Architecture

Sinergym is structured as follows:

Sinergym is composed of three main components: the agent, the communication interface, and the simulation. The agent interacts with the environment by sending actions and receiving observations through the Gymnasium interface. Simultaneously, the Gymnasium interface establishes communication with the simulation engine using the EnergyPlus Python API. This API enables the management of handlers such as variables, meters, and actuators, whose values directly impact the simulation’s execution.

The following image provides a detailed view of this process:

During environment initialization (__init__), a building model is created using the specified epJSON file (1), and a simulator instance is instantiated (2), receiving the necessary data for its creation. Handlers for various components are initialized to facilitate the collection of information and control of the simulation via the EnergyPlus Python API.

The next step involves initializing the first episode (reset), corresponding to the specified run period for the building. When a new episode begins, Sinergym utilizes its modeling class to adapt the designated building and weather to the environment (3) and start the simulation (4). Key steps include:

Updating the EPW file if multiple files are used, randomly selecting one per episode (3.1).
Introducing Output Variables and Output Meters specified in the environment into the building model (3.2).
Adapting extra configurations, such as simulation timesteps per hour or the custom run period (3.3).
Adjusting building attributes (e.g., altitude, latitude, and orientation) to align with the specified environment weather (3.4).
Applying weather variability, if defined (3.5). This process involves adding random noise to the weather dataset to simulate varying weather conditions during each run period.

Once the building model is configured, Sinergym executes the following steps for starting a simulation:

Stops any ongoing simulation (4.1).
Generates the initial state (4.2).
Registers callbacks to interrupt the simulation for control flow (4.3).
Initiates the simulation process (4.4).
Executes the warmup process (4.5).

When the simulation is ready, the agent begins sending control actions to the building (5). Sinergym replaces the building model’s predefined schedulers by interrupting the simulation, applying the agent’s actions, and resuming the process, thus enabling continuous control. The middleware coordinates this by waiting for the actions to take effect and the simulation state to update (5.1). Once updated, the new state is returned to the agent via the Gymnasium interface (5.2) and interaction continues via step. This cycle repeats until the episode concludes.

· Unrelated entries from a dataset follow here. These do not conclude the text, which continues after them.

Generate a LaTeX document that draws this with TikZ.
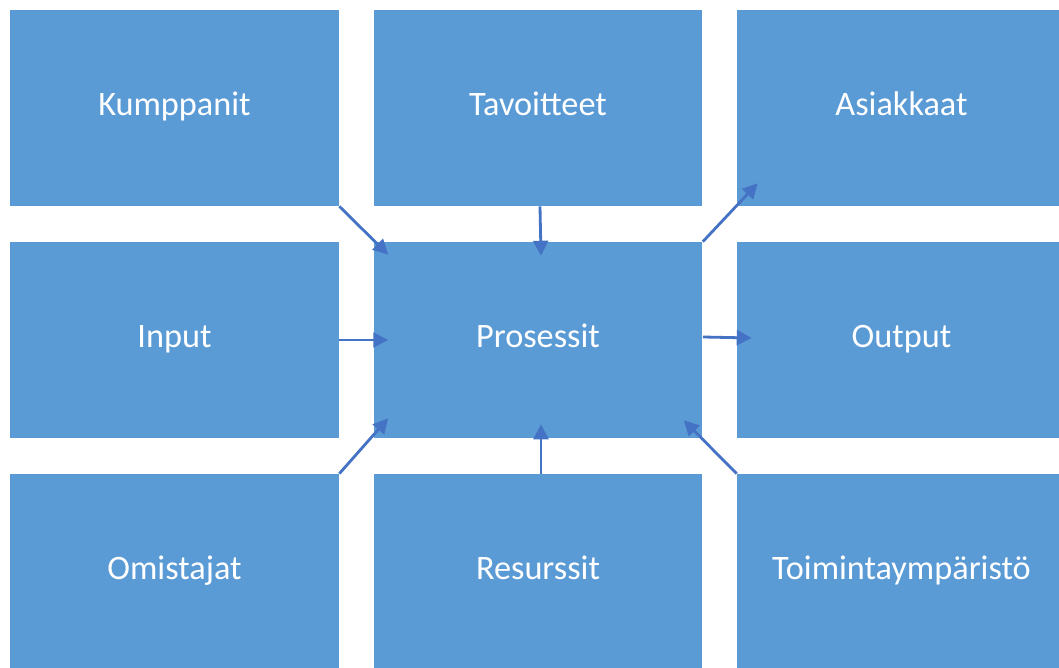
\documentclass[tikz,border=0pt]{standalone}
\usepackage{fontspec}
\setmainfont{Carlito}
\usepackage{tikz}
\usetikzlibrary{arrows.meta}
\usetikzlibrary{calc}

\definecolor{boxblue}{HTML}{5B9BD5}
\definecolor{arrowblue}{HTML}{4472C4}

\tikzset{
  block/.style={fill=boxblue, draw=none, text=white, inner sep=0cm,
    minimum width=6.58cm, minimum height=3.92cm,
    text height=1.05em, text depth=0.15em,
    font=\fontsize{19.5}{23}\selectfont},
  flow/.style={draw=arrowblue, line width=1.6pt,
    -{Triangle[length=8.5pt,width=8.5pt]}}
}

\begin{document}
\begin{tikzpicture}[x=0.02cm, y=-0.02cm]
\useasboundingbox (0,0) rectangle (1059,668);
\clip (0,0) rectangle (1059,668);

\node[block] (kump) at (174.5, 108) {Kumppanit};
\node[block] (tav) at (538, 108) {Tavoitteet};
\node[block] (asi) at (901.5, 108) {Asiakkaat};
\node[block] (inp) at (174.5, 340) {Input};
\node[block] (pros) at (538, 340) {Prosessit};
\node[block] (out) at (901.5, 340) {Output};
\node[block] (omi) at (174.5, 572) {Omistajat};
\node[block] (res) at (538, 572) {Resurssit};
\node[block] (toi) at (901.5, 572) {Toimintaympäristö};

\draw[flow] (kump.south east) -- ($(pros.north west)+(15,13)$);
\draw[flow] ($(tav.south)+(2,0)$) -- ($(pros.north)+(3,14)$);
\draw[flow] (pros.north east) -- ($(asi.south west)+(21,-23)$);
\draw[flow] (inp.east) -- ($(pros.west)+(15,0)$);
\draw[flow] ($(pros.east)+(0,-3)$) -- ($(out.west)+(15,-2)$);
\draw[flow] (omi.north east) -- ($(pros.south west)+(15,-20)$);
\draw[flow] ($(res.north)+(3,0)$) -- ($(pros.south)+(3,-14)$);
\draw[flow] (toi.north west) -- ($(pros.south east)+(-19,-18)$);
\end{tikzpicture}
\end{document}
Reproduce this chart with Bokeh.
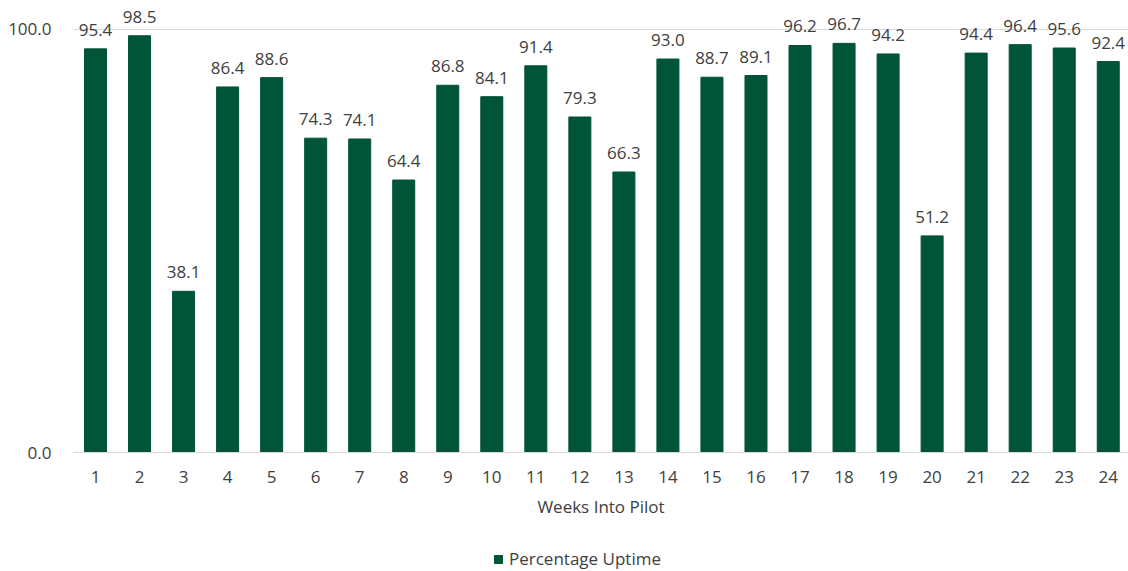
from bokeh.plotting import figure
from bokeh.layouts import column
from bokeh.models import ColumnDataSource, FixedTicker, Range1d, Legend, LegendItem
from bokeh.core.properties import value
from bokeh.embed import file_html
from bokeh.resources import INLINE

weeks = list(range(1, 25))
week_labels = [str(w) for w in weeks]
uptime = [95.4, 98.5, 38.1, 86.4, 88.6, 74.3, 74.1, 64.4, 86.8, 84.1, 91.4, 79.3,
          66.3, 93.0, 88.7, 89.1, 96.2, 96.7, 94.2, 51.2, 94.4, 96.4, 95.6, 92.4]
series_name = "Percentage Uptime"
x_title = "Weeks Into Pilot"

FONT = "Open Sans"
TXT = "#404040"
BAR = "#005437"
FS = "17px"

src = ColumnDataSource(dict(x=weeks, y=uptime, lab=[f"{v:.1f}" for v in uptime]))

p = figure(output_backend="svg", toolbar_location=None,
           x_range=Range1d(0.5, 24.46), y_range=Range1d(0, 106.36),
           frame_width=1055, frame_height=450,
           min_border_left=73, min_border_top=2, min_border_right=0, min_border_bottom=88)
p.outline_line_color = None
p.background_fill_color = "white"

r = p.vbar(x="x", top="y", width=0.5, source=src, fill_color=BAR, line_color=BAR)
p.text(x="x", y="y", text="lab", source=src, text_align="center", text_baseline="bottom",
       y_offset=-13, text_font=value(FONT), text_font_size=FS, text_color=TXT)

xa = p.xaxis[0]
xa.ticker = FixedTicker(ticks=weeks)
xa.major_label_overrides = {w: l for w, l in zip(weeks, week_labels)}
xa.axis_line_color = "#d9d9d9"
xa.major_tick_line_color = None
xa.minor_tick_line_color = None
xa.major_label_text_font = FONT
xa.major_label_text_font_size = FS
xa.major_label_text_color = TXT
xa.major_label_standoff = 12
xa.axis_label = x_title
xa.axis_label_text_font = FONT
xa.axis_label_text_font_size = FS
xa.axis_label_text_font_style = "normal"
xa.axis_label_text_color = TXT
xa.axis_label_standoff = 9

ya = p.yaxis[0]
ya.ticker = FixedTicker(ticks=[0, 100])
ya.major_label_overrides = {0: "0.0", 100: "100.0"}
ya.axis_line_color = None
ya.major_tick_line_color = None
ya.minor_tick_line_color = None
ya.major_label_text_font = FONT
ya.major_label_text_font_size = FS
ya.major_label_text_color = TXT
ya.major_label_standoff = 16

p.xgrid.grid_line_color = None
p.ygrid.ticker = FixedTicker(ticks=[100])
p.ygrid.grid_line_color = "#d9d9d9"

# legend strip below the chart (proxy renderer kept outside the visible range)
lf = figure(output_backend="svg", toolbar_location=None,
            x_range=Range1d(0, 1), y_range=Range1d(0, 1),
            frame_width=1128, frame_height=31,
            min_border_left=0, min_border_right=0, min_border_top=0, min_border_bottom=0)
lf.axis.visible = False
lf.grid.visible = False
lf.outline_line_color = None
lr = lf.vbar(x=[5], bottom=[-3], top=[-2], width=0.5, fill_color=BAR, line_color=BAR)
leg = Legend(items=[LegendItem(label=series_name, renderers=[lr])], location=(493, 1),
             orientation="horizontal", padding=0, margin=0, spacing=0,
             glyph_width=10, glyph_height=10, label_height=20, label_standoff=6,
             label_text_font=FONT, label_text_font_size=FS, label_text_color=TXT,
             border_line_color=None, background_fill_alpha=0)
lf.add_layout(leg, "center")

layout = column(p, lf, spacing=0)
open("out.html", "w").write(file_html(layout, INLINE))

The tool is designed to handle additional tasks seamlessly, such as managing output directory structures, preparing handlers, and collecting data during simulation using callbacks. The Sinergym architecture achieves its design goals by providing several advantages:

Extensibility. Support to custom reward functions, wrappers, controllers, and loggers, as well as new EnergyPlus building and weather configurations.
Comprehensive middleware. The EnergyPlus API grants access to all building sensors, metrics, actuators, and related simulation data.
User-Friendly abstraction. The framework abstracts away the complexities of simulator interaction, allowing users to focus on data generation, learning control strategies, and validation.

Additional observation information

In addition to the observations returned by the step and reset methods, as illustrated in the preceding images, both methods also provide a Python dictionary containing supplementary information:

reset info. This dictionary contains the following keys:

{
  'time_elapsed(hours)': # <Simulation time elapsed (in hours)>,
  'month': # <Month in which the episode starts.>,
  'day': # <Day in which the episode starts.>,
  'hour': # <Hour in which the episode starts.>,
  'is_raining': # <True if it is raining in the simulation.>,
  'timestep': # <Timesteps count.>,
}

step info. This dictionary shares the same keys as the reset info, but also includes the action dispatched (to the simulation, not the environment), the reward, and the reward terms, which depend on the reward function employed. For more details, refer to Reward terms.